Terra Firma de-listed EMI in 2007 in what has become one of the UK’s highest profile buyouts of the credit boom era. At the time Citigroup provided $5.5 billion in debt for the acquisition, which, amid the escalating financial crisis, it was unable to syndicate out.

The buyout house has written to investors in its third fund to ask permission to inject the additional equity into EMI. For the “equity cure” to go ahead, 75 percent of investors must give their consent.

EMI, which represents artists such as Coldplay, Gorillaz and REM, has been the subject of a dramatic cost-cutting drive and operational restructuring since Terra Firma took over.

The business has seen some high profile departures in the last twelve months. In 2008, chief executive Eric Nicoli and chief financial officer Martin Stewart resigned from the business and were soon followed by chairman and chief executive Tony Wadsworth. Chris Roling and Ashley Unwin, two Terra Firma executives who were installed in EMI’s senior management team, also left the firm.

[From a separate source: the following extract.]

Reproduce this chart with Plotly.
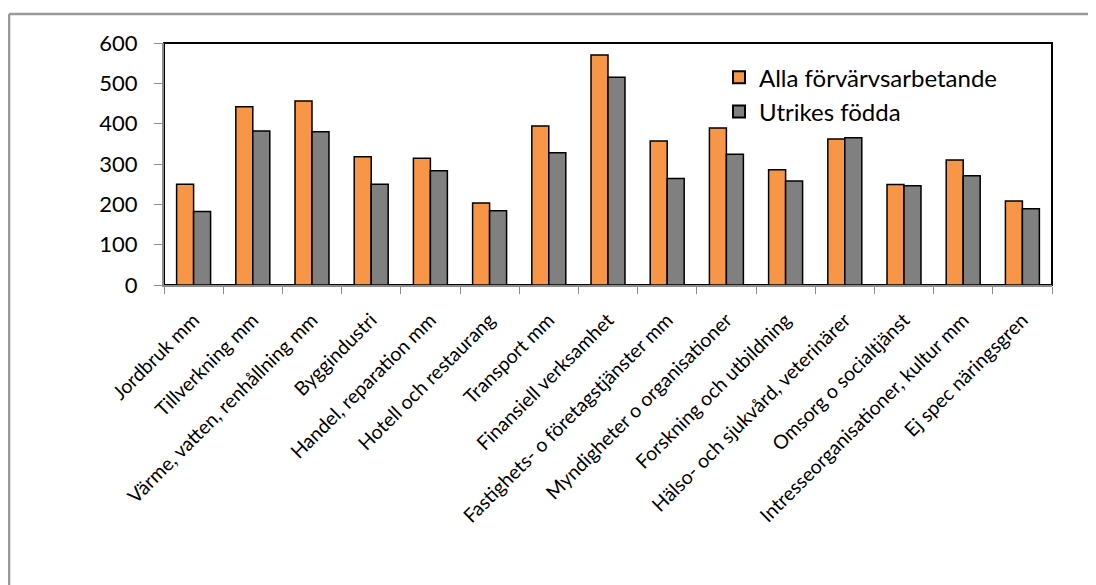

The difficulties with the deal were highlighted in March, when Terra Firma revealed it had written down its equity stake in EMI by half.

EMI accounts for around 30 percent of Terra Firma’s last two buyout funds.

In March Terra Firma’s founder Guy Hands shifted his role from chief executive officer of the firm to become group chairman and chief investment officer, focusing more of his time on investor relations and investment activity and less on managing the business.